Nash was an independent automotive manufacturer in 1950 as part of the Nash-Kelvinator Corporation.
The Kelvinator part of the partnership was a familiar brand for home appliances that was better known for their refrigerators than their carburetors.
Nash would later merge with Hudson in 1954 and begat American Motors while Kelvinator would continue under the new arrangement as a home appliance manufacturer after the merger.
The 1950 Nash we spotted at a show had the car’s trademark unusual appearance and was not beautiful in the traditional sense. Its model name from the factory was Nash Airflyte but owners Gord and Donna Leeson just call their car the “Bathtub”.
The name was one Gord used to describe the Nash’s appearance when he was a kid and they even use the name on their vanity license plate.
The Leesons wanted something different when they chose the Nash and the car definitely fit the bill. The 1950 Nash was produced in very small numbers and few of them have survived the ensuing 66 years since they left the factory.
Gord’s Nash was purchased in Sioux Falls, South Dakota and left the dealership’s lot as a mild-mannered two door sedan with a modestly-powered OHV six-cylinder that was not likely to shove people back in their seat when the car was pushed to its performance limits in a street race.
Gord changed that game when he replaced the factory six-banger with a 350 Chevy small block and a tri-power carb setup.
The car’s engine is backed up by a 700 R-4 tranny that gives the car a solid combination of performance and reliability on the road.
The 1950 Nash was a unibody car long before the Big Three headed in this chassis direction. Gord did some serious upgrades to the original undercarriage on his Nash so it could handle the new power train and deliver better handling on the road.

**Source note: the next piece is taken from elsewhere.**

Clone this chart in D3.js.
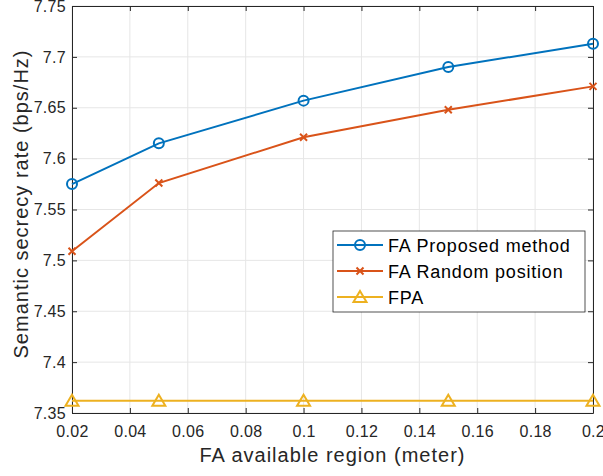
<!DOCTYPE html>
<html>
<head>
<meta charset="utf-8">
<script src="https://cdn.jsdelivr.net/npm/d3@7"></script>
<style>
body { margin: 0; background: #fff; }
svg { font-family: "Liberation Sans", Arial, sans-serif; }
</style>
</head>
<body>
<svg id="chart" width="603" height="476"></svg>
<script>
var regions = [0.02, 0.05, 0.1, 0.15, 0.2];
var proposed = [7.575, 7.615, 7.657, 7.690, 7.713];
var randomPos = [7.509, 7.576, 7.621, 7.648, 7.671];
var fpa = [7.362, 7.362, 7.362, 7.362, 7.362];
var xTicks = [0.02, 0.04, 0.06, 0.08, 0.1, 0.12, 0.14, 0.16, 0.18, 0.2];
var yTicks = [7.35, 7.4, 7.45, 7.5, 7.55, 7.6, 7.65, 7.7, 7.75];
var seriesNames = ["FA Proposed method", "FA Random position", "FPA"];

var svg = d3.select("#chart");
var padL = 72, padR = 593, padT = 6, padB = 413;
var axisColor = "#262626";

var x = d3.scaleLinear().domain([0.02, 0.2]).range([padL, padR]);
var y = d3.scaleLinear().domain([7.35, 7.75]).range([padB, padT]);

// grid
svg.append("g").selectAll("line").data(xTicks).enter().append("line")
    .attr("x1", d => x(d)).attr("x2", d => x(d))
    .attr("y1", padT).attr("y2", padB)
    .attr("stroke", "#e6e6e6").attr("stroke-width", 1);
svg.append("g").selectAll("line").data(yTicks).enter().append("line")
    .attr("x1", padL).attr("x2", padR)
    .attr("y1", d => y(d)).attr("y2", d => y(d))
    .attr("stroke", "#e6e6e6").attr("stroke-width", 1);

// axes
var fmt = d => String(+d.toFixed(2));
svg.append("g").attr("transform", "translate(0," + padB + ")")
    .call(d3.axisBottom(x).tickValues(xTicks).tickFormat(fmt).tickSizeInner(-5).tickSizeOuter(0).tickPadding(13));
svg.append("g").attr("transform", "translate(" + padL + ",0)")
    .call(d3.axisLeft(y).tickValues(yTicks).tickFormat(fmt).tickSizeInner(-5).tickSizeOuter(0).tickPadding(6));
svg.append("g").attr("transform", "translate(0," + padT + ")")
    .call(d3.axisTop(x).tickValues(xTicks).tickFormat("").tickSizeInner(-5).tickSizeOuter(0));
svg.append("g").attr("transform", "translate(" + padR + ",0)")
    .call(d3.axisRight(y).tickValues(yTicks).tickFormat("").tickSizeInner(-5).tickSizeOuter(0));
svg.selectAll(".domain, .tick line").attr("stroke", axisColor).attr("stroke-width", 1);
svg.selectAll(".tick text").attr("fill", axisColor).style("font-size", "16px").style("letter-spacing", "0.3px");

// labels
svg.append("text").attr("x", (padL + padR) / 2).attr("y", 462)
    .attr("text-anchor", "middle").attr("fill", axisColor).style("font-size", "20px")
    .style("letter-spacing", "1px")
    .text("FA available region (meter)");
svg.append("text").attr("transform", "translate(28,204) rotate(-90)")
    .attr("text-anchor", "middle").attr("fill", axisColor).style("font-size", "20px")
    .style("letter-spacing", "1px")
    .text("Semantic secrecy rate (bps/Hz)");

var colors = ["#0072BD", "#D95319", "#EDB120"];
var allData = [proposed, randomPos, fpa];
var line = d3.line().x((d, i) => x(regions[i])).y(d => y(d));

function marker(g, kind, cx, cy, color) {
    if (kind === 0) {
        g.append("circle").attr("cx", cx).attr("cy", cy).attr("r", 5)
            .attr("fill", "none").attr("stroke", color).attr("stroke-width", 2);
    } else if (kind === 1) {
        var s = 3.5;
        g.append("path").attr("d", "M" + (cx - s) + "," + (cy - s) + "L" + (cx + s) + "," + (cy + s) +
            "M" + (cx - s) + "," + (cy + s) + "L" + (cx + s) + "," + (cy - s))
            .attr("stroke", color).attr("stroke-width", 2).attr("fill", "none");
    } else {
        g.append("path").attr("d", "M" + cx + "," + (cy - 6) + "L" + (cx + 6.5) + "," + (cy + 5) + "L" + (cx - 6.5) + "," + (cy + 5) + "Z")
            .attr("stroke", color).attr("stroke-width", 2).attr("fill", "none");
    }
}

allData.forEach(function (vals, k) {
    var g = svg.append("g");
    g.append("path").datum(vals).attr("d", line)
        .attr("fill", "none").attr("stroke", colors[k]).attr("stroke-width", 2);
    vals.forEach(function (v, i) { marker(g, k, x(regions[i]), y(v), colors[k]); });
});

// legend
var lg = svg.append("g");
lg.append("rect").attr("x", 333).attr("y", 231).attr("width", 252).attr("height", 81)
    .attr("fill", "#fff").attr("stroke", "#262626").attr("stroke-width", 0.8);
seriesNames.forEach(function (name, k) {
    var ly = 245 + k * 26;
    lg.append("line").attr("x1", 337).attr("x2", 383).attr("y1", ly).attr("y2", ly)
        .attr("stroke", colors[k]).attr("stroke-width", 2);
    marker(lg, k, 360, ly, colors[k]);
    lg.append("text").attr("x", 388).attr("y", ly + 7).attr("fill", "#000")
        .style("font-size", "18px").style("letter-spacing", "0.8px").text(name);
});
</script>
</body>
</html>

Gord started with a custom-built chassis assembly with 4 bar coil-over system on the back end and a Mustang II front end in place of the original Nash clip. Gord emphasized their rebooted Nash was a driver and they plan to spend plenty of time on the road with it, so the improvements to the Nash will make it ready for 21st century highways.
The custom touches extend to the interior where a very cool instrument cluster from an aftermarket supplier sits in a new position in front of the driver. Gord added air conditioning to the Nash and also installed a custom sound system that looks retro but offers a full-load Bluetooth system. He can also hide the entire sound system behind a factory pull-down shutter.
The front seats are straight out of a high-end GMC Yukon and offer a very comfortable alternative to the original Nash seats and their legendary fold-down feature.
The search for “something different” in a vintage car has definitely ended on a successful note for the Leesons because their 1950 Nash was a very unusual ride even before Gord’s custom touches.
Mission accomplished on that “something different” front.